We kept spouting off ideas of what it could be, thumbing through a mental rolodex of memories we shared but we could never find it. We were both stunned at how much the smell impacted us and yet couldn’t find what it was tied to. Dawn Goldworm who works with brands like Nike to establish what she describes as “immediate and memorable connections between brands and consumers,” also explained in a 2020 Harvard study that “smell and emotion are stored as one memory.”
It explains what my sister and I experienced that summer and the way that smell, still, impacts my overall state. To this day if there is certain creative work I know I need to do, I’ll drive to buy a specific candle to light before starting if the old one has burned out. It’s also lead me to a way of buying perfume that I’ve come to love and the fragrances, cherish. And that is during travel or a significant milestone in life, I will buy a new perfume to mark that period in time. While in Paris for a shopping trip tradition with a dear friend. The weekend I found out if we were having a boy or a girl. A landmark event in the business. The scent and that moment in time become intertwined in my mind (despite, according to the science, having already done so in my body), and I use a vintage label maker to describe it on each bottle. I do the same if I’m gifted a fragrance say, for Mother’s Day, always adding the year to each bottle so I can remember.

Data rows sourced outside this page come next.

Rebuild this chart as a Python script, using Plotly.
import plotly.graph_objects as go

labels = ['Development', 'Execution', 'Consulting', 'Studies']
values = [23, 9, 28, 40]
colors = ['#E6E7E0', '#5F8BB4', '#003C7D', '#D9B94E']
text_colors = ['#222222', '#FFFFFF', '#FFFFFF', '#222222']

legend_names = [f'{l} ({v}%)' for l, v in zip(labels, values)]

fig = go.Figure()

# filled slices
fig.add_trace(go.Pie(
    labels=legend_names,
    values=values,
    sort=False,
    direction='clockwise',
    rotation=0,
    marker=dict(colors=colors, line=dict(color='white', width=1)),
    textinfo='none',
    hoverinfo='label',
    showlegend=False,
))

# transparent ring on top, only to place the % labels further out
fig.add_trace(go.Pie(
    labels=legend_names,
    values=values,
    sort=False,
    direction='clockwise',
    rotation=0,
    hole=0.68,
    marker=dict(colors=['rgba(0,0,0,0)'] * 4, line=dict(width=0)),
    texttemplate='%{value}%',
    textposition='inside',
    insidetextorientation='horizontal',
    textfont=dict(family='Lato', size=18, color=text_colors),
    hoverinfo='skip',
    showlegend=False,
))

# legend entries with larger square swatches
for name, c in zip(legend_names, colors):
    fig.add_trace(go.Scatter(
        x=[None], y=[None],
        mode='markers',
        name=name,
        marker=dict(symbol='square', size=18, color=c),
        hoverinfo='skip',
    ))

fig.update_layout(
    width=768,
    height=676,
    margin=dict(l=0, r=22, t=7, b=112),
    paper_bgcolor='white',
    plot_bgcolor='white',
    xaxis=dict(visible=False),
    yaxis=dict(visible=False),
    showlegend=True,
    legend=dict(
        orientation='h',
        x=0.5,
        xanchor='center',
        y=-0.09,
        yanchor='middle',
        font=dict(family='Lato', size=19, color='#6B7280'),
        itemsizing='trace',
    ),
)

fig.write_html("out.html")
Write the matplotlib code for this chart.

This weekend my husband and I opted for an Austin staycation downtown to continue celebrating (and reflecting) on my 40th birthday. I walked to Le Labo and then went through an array of new scents at Hermes, thinking I may find “the fragrance of 40” but to no avail. But I know it’s out there and that this year when I smell it, I’ll know it and the click-click of an outdated label-maker will be happily heard again.